Life can get very messy. We quite often mess things up, and our consolation is that God somehow manages to fulfil his good purposes despite our meddling. Our passage today is a good reminder. God had promised Abraham and Sarah a child who would in turn father a great nation. But time dragged on and this couple took things into their own hands so that Abraham had a son by a maid, Hagar.

Then when Sarah had her own son, Isaac, tensions arose in the household. Sarah wanted Hagar and her son, Ishmael, sent away. God intervened to sort things out. Hagar and Ishmael were to go off and yet Ishmael would not be forgotten. Though we read later there were desolate times for that mother and son. Isaac would be the one through whom God would raise a great nation. Though Isaac proved to be no pillar of integrity.

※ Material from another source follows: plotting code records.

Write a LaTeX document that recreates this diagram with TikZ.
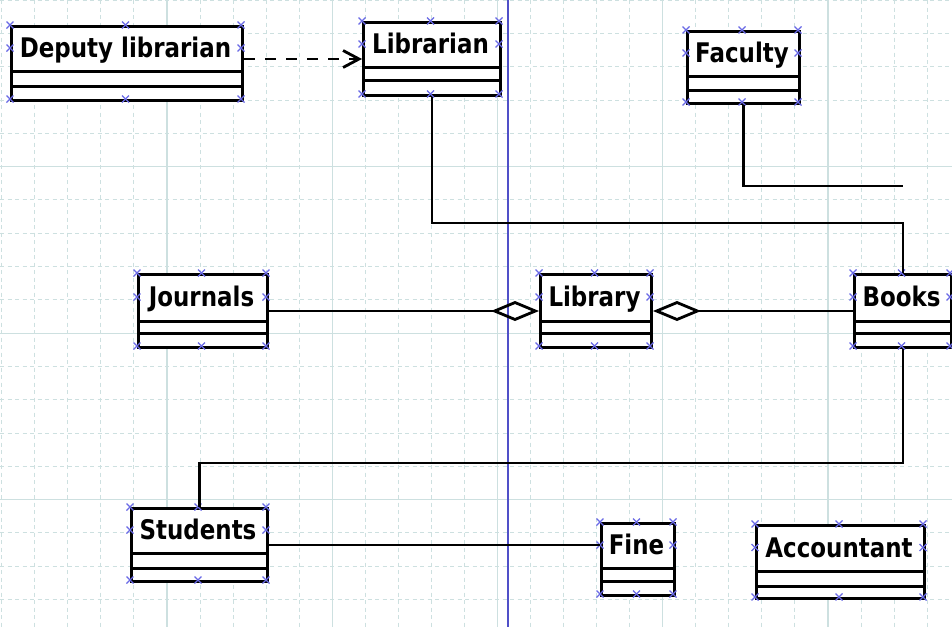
\documentclass[tikz,border=0pt]{standalone}
\usepackage{fontspec}
\setmainfont{Liberation Sans}
\newfontfamily\umlfont[FakeStretch=0.85]{DejaVu Sans}
\usetikzlibrary{arrows.meta}
\definecolor{gridline}{RGB}{205,224,224}
\definecolor{markblue}{RGB}{105,105,230}
\definecolor{guideblue}{RGB}{80,80,200}

% a small cross marking a handle on a class frame
\newcommand\handle[2]{\draw[handlemark] ({#1},{#2}) +(-3.5,-3.5) -- +(3.5,3.5) +(-3.5,3.5) -- +(3.5,-3.5);}

% UML class: name, left, top, right, header bottom, middle line, bottom, title
\newcommand\umlclass[8]{%
  \node[classframe, minimum width={#4-#2}, minimum height={#7-#3}] (#1) at (#2,#3) {};
  \draw[compartment] (#2,#5) -- (#4,#5) (#2,#6) -- (#4,#6);
  \handle{#2}{#3}\handle{(#2+#4)/2}{#3}\handle{#4}{#3}%
  \handle{#2}{(#3+#5)/2}\handle{#4}{(#3+#5)/2}%
  \handle{#2}{#7}\handle{(#2+#4)/2}{#7}\handle{#4}{#7}%
  \node[classname] (#1-title) at ({(#2+#4)/2},{(#3+#5)/2}) {#8};
}

\begin{document}
\begin{tikzpicture}[x=1pt,y=-1pt,
  classframe/.style={draw=black, line width=3pt, fill=white, inner sep=0pt, anchor=north west},
  compartment/.style={line width=3pt},
  classname/.style={font=\umlfont\bfseries\fontsize{27}{28}\selectfont, inner sep=0pt,
                    text height=19.7pt, text depth=0pt},
  handlemark/.style={draw=markblue, line width=1.1pt},
  gridminor/.style={draw=gridline, line width=1pt, dash pattern=on 4pt off 3.5pt},
  gridmajor/.style={draw=gridline, line width=1.2pt},
  assoc/.style={line width=2.8pt},
  aggregation/.style={assoc, {Diamond[open, length=48pt, width=20pt, line width=2.8pt]}-},
  dependency/.style={line width=2.8pt, dash pattern=on 11pt off 10pt,
                     -{Straight Barb[length=16pt, width=17pt, line width=2.8pt]}},
]
% canvas
\fill[white] (0,0) rectangle (952,627);
\useasboundingbox (0,0) rectangle (952,627);

% background grid
\foreach \i in {0,...,28} {\draw[gridminor] ({1.75+33.05*\i},0) -- ({1.75+33.05*\i},627);}
\foreach \j in {0,...,18} {\draw[gridminor] (0,{0.1+33.3*\j}) -- (952,{0.1+33.3*\j});}
\foreach \i in {1,...,5} {\draw[gridmajor] ({1.75+165.25*\i},0) -- ({1.75+165.25*\i},627);}
\foreach \j in {1,...,3} {\draw[gridmajor] (0,{0.1+166.5*\j}) -- (952,{0.1+166.5*\j});}

% vertical guide
\draw[guideblue, line width=1.6pt] (508,0) -- (508,627);

% classes
\umlclass{deputy}{10}{25}{241}{71}{86}{99}{Deputy librarian}
\umlclass{librarian}{362}{21}{499}{67}{80}{94}{Librarian}
\umlclass{faculty}{686}{30}{798}{76}{90}{102}{Faculty}
\umlclass{journals}{137}{273}{266}{321}{333}{346}{Journals}
\umlclass{library}{539}{273}{650}{321}{333}{346}{Library}
\umlclass{books}{853}{273}{950}{321}{333}{346}{Books}
\umlclass{students}{130}{507}{266}{553}{568}{580}{Students}
\umlclass{fine}{600}{522}{673}{568}{581}{594}{Fine}
\umlclass{accountant}{755}{524}{923}{571}{586}{597}{Accountant}

% routing rows
\coordinate (rowLib) at (0,223);
\coordinate (rowFac) at (0,186);
\coordinate (rowStu) at (0,463);

% connectors
\draw[dependency] (deputy.east |- librarian.west) -- (librarian.west);
\draw[assoc] (librarian.south) |- (books.north |- rowLib) -- (books.north);
\draw[assoc] (faculty.south) |- (books.north |- rowFac);
\draw[aggregation] (library.west) -- (journals.east);
\draw[aggregation] (library.east) -- (books.west);
\draw[assoc] (books.south) |- (students.north |- rowStu) -- (students.north);
\draw[assoc] (students.east) -- (students.east -| fine.west);
\end{tikzpicture}
\end{document}
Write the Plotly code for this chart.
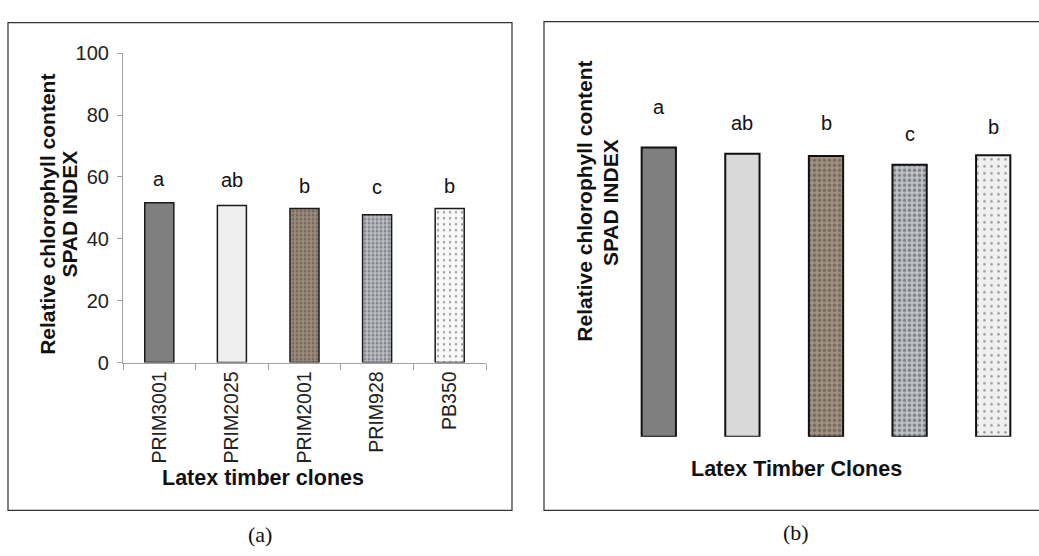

So it is that God works out his purposes in spite of our impatience and egocentricity and impulsiveness. We can’t see this as a sentimental, glib excuse for our wrongdoing. When we mess things up, people suffer: just ask Hagar about that.

But God doesn’t sit back wringing his hands or give up on us. He weaves his good purposes and actions into the not-so-good purposes and actions of his human creation. We mess, he mends.